Asset Information: The Foundation of Decision-Making

The Digital Bedrock: Using Asset Information for Smart Decisions

Imagine you are the Asset Manager for a mid-sized city's water utility. You have thousands of kilometers of underground pipes, some of which were installed before the first World War. Your budget for pipe replacement is limited, and you face pressure from city council to keep water rates low while avoiding catastrophic failures like a major water main break downtown. How do you decide which 10 kilometers of pipe to replace this year?

This isn't a decision you can make based on a hunch. You need facts. You need data. You need high-quality information. This is the central challenge that this module addresses: how to build and use a solid foundation of asset information to make defensible, effective, and strategic decisions. Without good information, asset management is just guesswork.

What is Asset Information?

At its core, asset management is a discipline of decision-making. Every decision—from whether to repair or replace a pump, to setting the annual maintenance budget, to planning a 20-year infrastructure renewal program—depends on having the right asset information.

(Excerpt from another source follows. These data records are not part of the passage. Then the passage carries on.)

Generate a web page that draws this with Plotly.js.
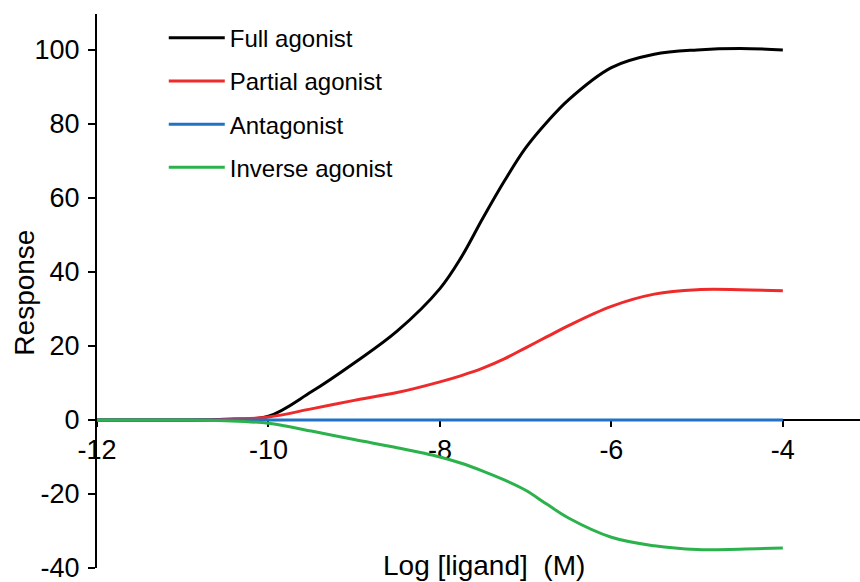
<!DOCTYPE html>
<html>
<head>
<meta charset="utf-8">
<script src="https://cdn.plot.ly/plotly-3.0.1.min.js"></script>
<style>html,body{margin:0;padding:0;background:#fff;}#chart{width:860px;height:582px;}</style>
</head>
<body>
<div id="chart"></div>
<script>
// Data (log concentration in M vs response)
const logLigand = [-12, -11.5, -11, -10.5, -10, -9.5, -9, -8.5, -8, -7.75, -7.5, -7.25, -7, -6.75, -6.5, -6, -5.5, -5, -4.5, -4];
const fullAgonist    = [0, 0, 0, 0.2, 1, 7.6, 15.4, 24, 35.5, 44, 54.5, 64.5, 73.5, 80.5, 86.5, 95.2, 98.8, 100, 100.4, 100];
const partialAgonist = [0, 0, 0, 0.1, 0.8, 3, 5.3, 7.4, 10.3, 12, 14, 16.5, 19.5, 22.5, 25.5, 30.7, 34, 35.2, 35.2, 34.9];
const antagonist     = [0, 0, 0, 0, 0, 0, 0, 0, 0, 0, 0, 0, 0, 0, 0, 0, 0, 0, 0, 0];
const inverseAgonist = [0, 0, 0, -0.2, -0.9, -3, -5.3, -7.5, -10, -11.7, -13.8, -16.2, -19, -22.8, -26.5, -31.7, -34, -35, -34.9, -34.6];
const seriesNames = ["Full agonist", "Partial agonist", "Antagonist", "Inverse agonist"];
const xTickVals = [-12, -10, -8, -6, -4];
const xTickText = ["-12", "-10", "-8", "-6", "-4"];
const yTickVals = [-40, -20, 0, 20, 40, 60, 80, 100];
const yTickText = ["-40", "-20", "0", "20", "40", "60", "80", "100"];
const xTitle = "Log [ligand]  (M)";
const yTitle = "Response";

const colors = ["#000000", "#ee2a2a", "#1f72c6", "#2bb24c"];
const values = [fullAgonist, partialAgonist, antagonist, inverseAgonist];

const FONT = "Liberation Sans, Arial, Helvetica, sans-serif";

const traces = values.map((v, i) => ({
  x: logLigand,
  y: v,
  type: "scatter",
  mode: "lines",
  name: seriesNames[i],
  legendgroup: "g" + i,
  line: {color: colors[i], width: 3, shape: "spline", smoothing: 1}
}));

const yMin = -40, yMax = 109.7;
const layout = {
  width: 860, height: 582,
  margin: {l: 97, r: 0, t: 14, b: 14, pad: 0},
  paper_bgcolor: "#ffffff",
  plot_bgcolor: "#ffffff",
  showlegend: true,
  legend: {
    x: 0.0875, y: 0.997, xanchor: "left", yanchor: "top",
    bgcolor: "rgba(0,0,0,0)",
    font: {family: FONT, size: 24, color: "#000"},
    tracegroupgap: 9,
    itemwidth: 56
  },
  xaxis: {
    range: [-12, -3.1],
    anchor: "free",
    position: (0 - yMin) / (yMax - yMin),
    showgrid: false, zeroline: false,
    showline: true, linecolor: "#000", linewidth: 2,
    ticks: "outside", ticklen: 6, tickwidth: 2, tickcolor: "#000",
    tickvals: xTickVals, ticktext: xTickText,
    tickfont: {family: FONT, size: 27, color: "#000"},
    ticklabeloverflow: "allow",
    layer: "below traces"
  },
  yaxis: {
    range: [yMin, yMax],
    showgrid: false, zeroline: false,
    showline: true, linecolor: "#000", linewidth: 2,
    ticks: "outside", ticklen: 7, tickwidth: 2, tickcolor: "#000",
    ticklabelstandoff: 3,
    tickvals: yTickVals, ticktext: yTickText,
    tickfont: {family: FONT, size: 27, color: "#000"},
    ticklabeloverflow: "allow",
    layer: "below traces"
  },
  annotations: [
    {text: xTitle, xref: "paper", yref: "paper", x: 0.507, y: 0, yshift: 3,
     xanchor: "center", yanchor: "middle", showarrow: false,
     font: {family: FONT, size: 28, color: "#000"}},
    {text: yTitle, xref: "paper", yref: "paper", x: 0, xshift: -72, y: 0.497,
     xanchor: "center", yanchor: "middle", textangle: -90, showarrow: false,
     font: {family: FONT, size: 28, color: "#000"}}
  ]
};

Plotly.newPlot("chart", traces, layout, {displayModeBar: false, staticPlot: true});
</script>
</body>
</html>
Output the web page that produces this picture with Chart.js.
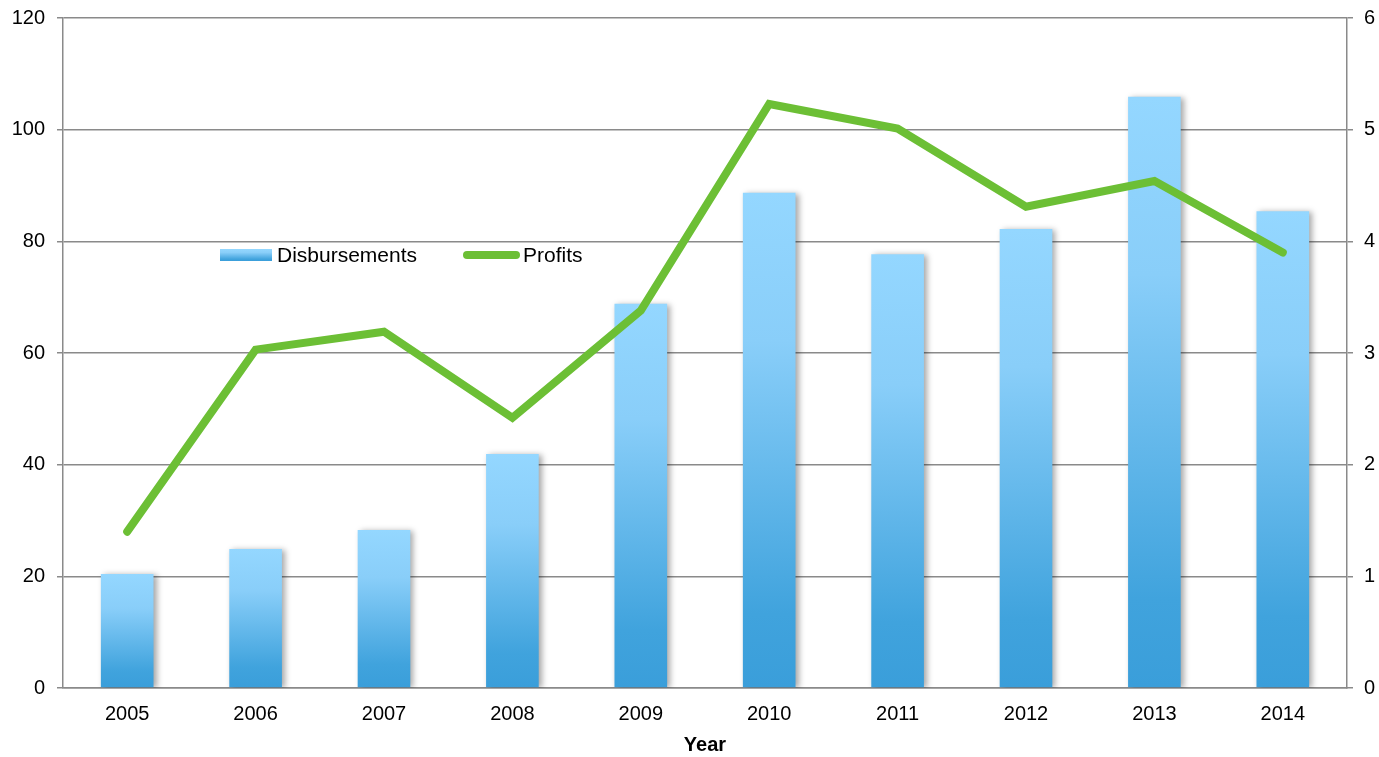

This information doesn't just appear out of thin air. It is collected, stored, and managed. The starting point for this is the asset register. Think of it as the definitive phone book for all your assets.

An asset register tells you what you have and where it is. But to make the tough decisions, you need to know much more.

The Building Blocks: Key Types of Asset Data

A robust understanding of your assets comes from integrating several different types of data. Each type provides a different lens through which to view your asset portfolio.

  1. Condition Data: This tells you the physical state of an asset. Is it new, worn, corroded, or failing? This data might come from physical inspections, sensor readings, or non-destructive testing.
  2. Performance Data: This measures how well an asset is doing its job. For a pump, this could be flow rate and energy consumption. For a road, it could be traffic volume and surface roughness.
  3. Financial Data: This includes all the cost-related information, such as the original purchase price, maintenance costs, operational costs, and estimated replacement value.
  4. Geospatial Data: This tells you the location of your assets. For linear assets like pipes or roads, or for assets spread over a large area like a university campus, this is absolutely critical.
These data types are the ingredients for good decision-making. The following reading will take you on a deeper dive into how asset managers use these ingredients to cook up effective strategies. Pay close attention to the examples of how different data types are combined.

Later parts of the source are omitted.